### Given request
Find the string "seaborn" and gather every line that holds it.

### Stored data
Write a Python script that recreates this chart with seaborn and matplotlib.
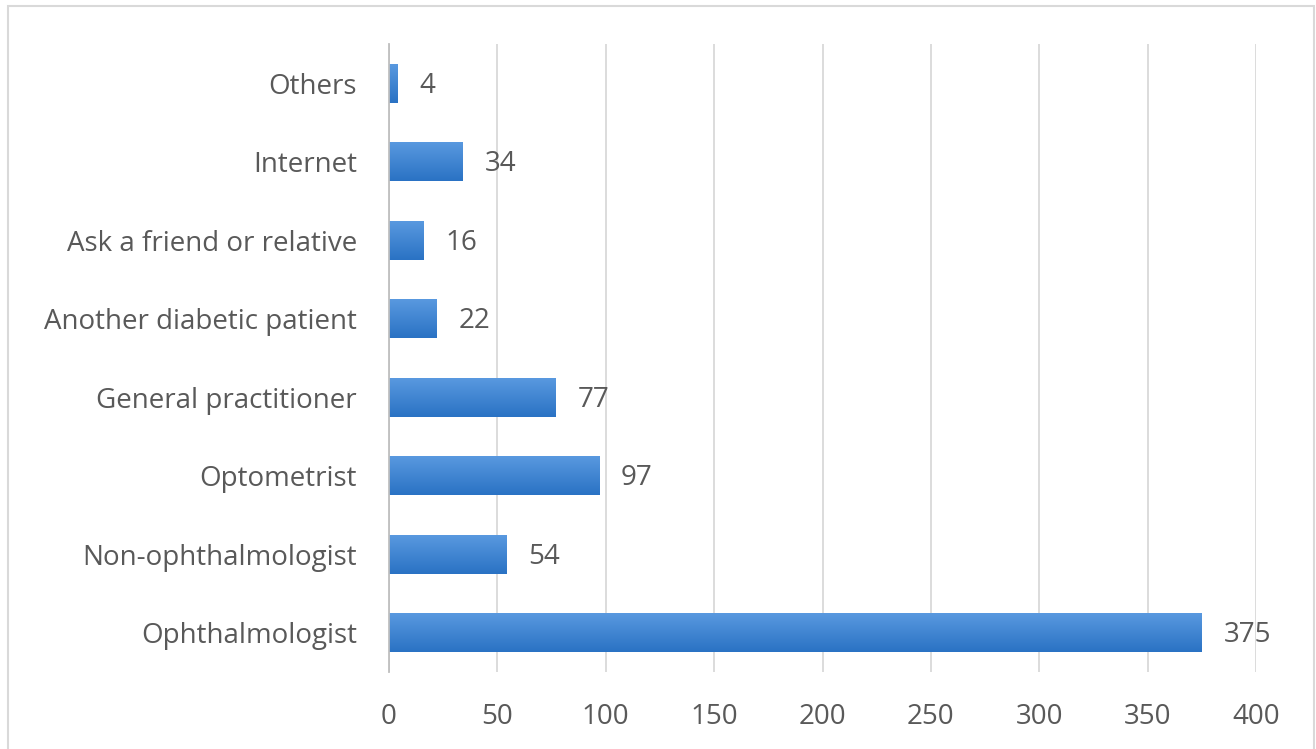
import numpy as np
import pandas as pd
import matplotlib
matplotlib.use("Agg")
import matplotlib.pyplot as plt
from matplotlib.patches import Rectangle
import seaborn as sns

categories = ["Others", "Internet", "Ask a friend or relative", "Another diabetic patient",
              "General practitioner", "Optometrist", "Non-ophthalmologist", "Ophthalmologist"]
counts = [4, 34, 16, 22, 77, 97, 54, 375]
x_ticks = [0, 50, 100, 150, 200, 250, 300, 350, 400]

df = pd.DataFrame({"source": categories, "count": counts})

sns.set_theme(style="white")
plt.rcParams["font.family"] = ["Open Sans", "DejaVu Sans"]
text_color = "#595959"
fs = 20

fig = plt.figure(figsize=(13.16, 7.49), dpi=100)
ax = fig.add_axes([389 / 1316, 1 - 672 / 749, (1256 - 389) / 1316, (672 - 44) / 749])

sns.barplot(data=df, x="count", y="source", orient="h", color="#3f85d0",
            width=0.5, ax=ax, saturation=1)

# vertical gradient fill for each bar
grad = np.linspace(0, 1, 64).reshape(-1, 1)
cmap = matplotlib.colors.LinearSegmentedColormap.from_list("bar", ["#5a9ae0", "#2a72c4"])
for p in ax.patches:
    x0, y0 = p.get_x(), p.get_y()
    w, h = p.get_width(), p.get_height()
    im = ax.imshow(grad, cmap=cmap, aspect="auto", extent=(x0, x0 + w, y0 + h, y0),
                   origin="upper", zorder=p.get_zorder() + 0.1)
    im.set_clip_path(p)
    p.set_edgecolor("none")

for p, v in zip(ax.patches, counts):
    ax.text(p.get_x() + p.get_width() + 10, p.get_y() + p.get_height() / 2 + 0.03, str(v),
            va="center", ha="left", fontsize=fs, color=text_color, zorder=5)

ax.set_xlim(0, 400)
ax.set_ylim(len(categories) - 0.5, -0.5)
ax.set_xticks(x_ticks)
ax.set_xticklabels([str(t) for t in x_ticks])
ax.xaxis.grid(True, color="#d9d9d9", linewidth=1.3)
ax.set_axisbelow(True)
for s in ["top", "right", "bottom"]:
    ax.spines[s].set_visible(False)
ax.spines["left"].set_color("#bfbfbf")
ax.spines["left"].set_linewidth(1.3)
ax.set_xlabel("")
ax.set_ylabel("")
ax.tick_params(axis="x", labelsize=fs, labelcolor=text_color, pad=22, length=0)
ax.tick_params(axis="y", labelsize=fs, labelcolor=text_color, pad=23, length=0)

# light frame around the chart area
fig.add_artist(Rectangle((8 / 1316, -0.01), 1306 / 1316, 1 - 6 / 749 + 0.01,
                         transform=fig.transFigure, fill=False,
                         edgecolor="#d9d9d9", linewidth=1.5))

fig.savefig("out.png", dpi=100, facecolor="white")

### Complete output
Write a Python script that recreates this chart with seaborn and matplotlib.
import seaborn as sns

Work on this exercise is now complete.